Jaylyn Gough, a full-blooded Navajo adopted and raised by a white woman on a reservation in New Mexico, founded in 2017. She spoke to us about her upbringing, her mission, and how the outdoor industry both helps and hurts her cause. As told to Jayme Moye.
As a little kid, I was outside all the time. We lived in Tohatchi, New Mexico, which is rez country, and we were hardly ever allowed to watch TV. My mom was constantly pushing us outside. “Go explore,” she’d say. “God made this land for you. Go explore.” So we did. It was perfectly normal to flip baby rattlesnakes at each other, for the boys to put black widow spiders in the girls’ hair. We had this sense of curiosity and adventure about the land, this feeling that nothing was off-limits. Except for playing in the arroyos. That was the absolute no-no because of the flash floods. Of course, we still played in them.

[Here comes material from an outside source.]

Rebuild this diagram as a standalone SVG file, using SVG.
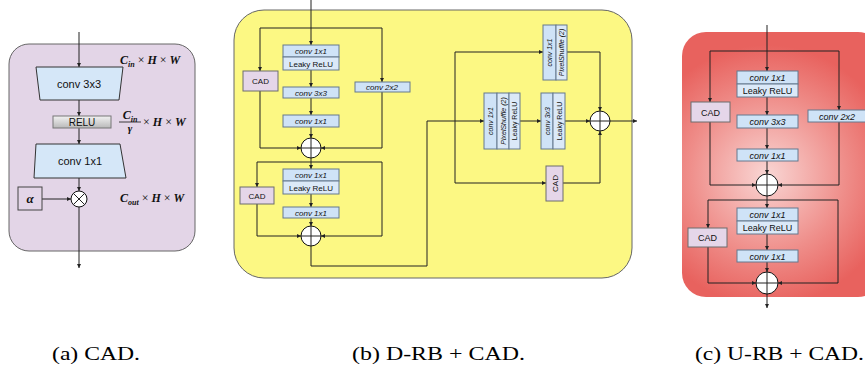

We had the Chuska Mountains around us and all this wide-open space. The smell of sage blowing in the wind. We sat and watched the sunset a lot. And then, when we moved to Gallup when I was in elementary school, we lived by mountains known as the Hogbacks. The rest of my childhood was spent exploring their flanks, scaling their cliffs, and answering every dare of “I bet you can’t climb that” with “I bet you I can.”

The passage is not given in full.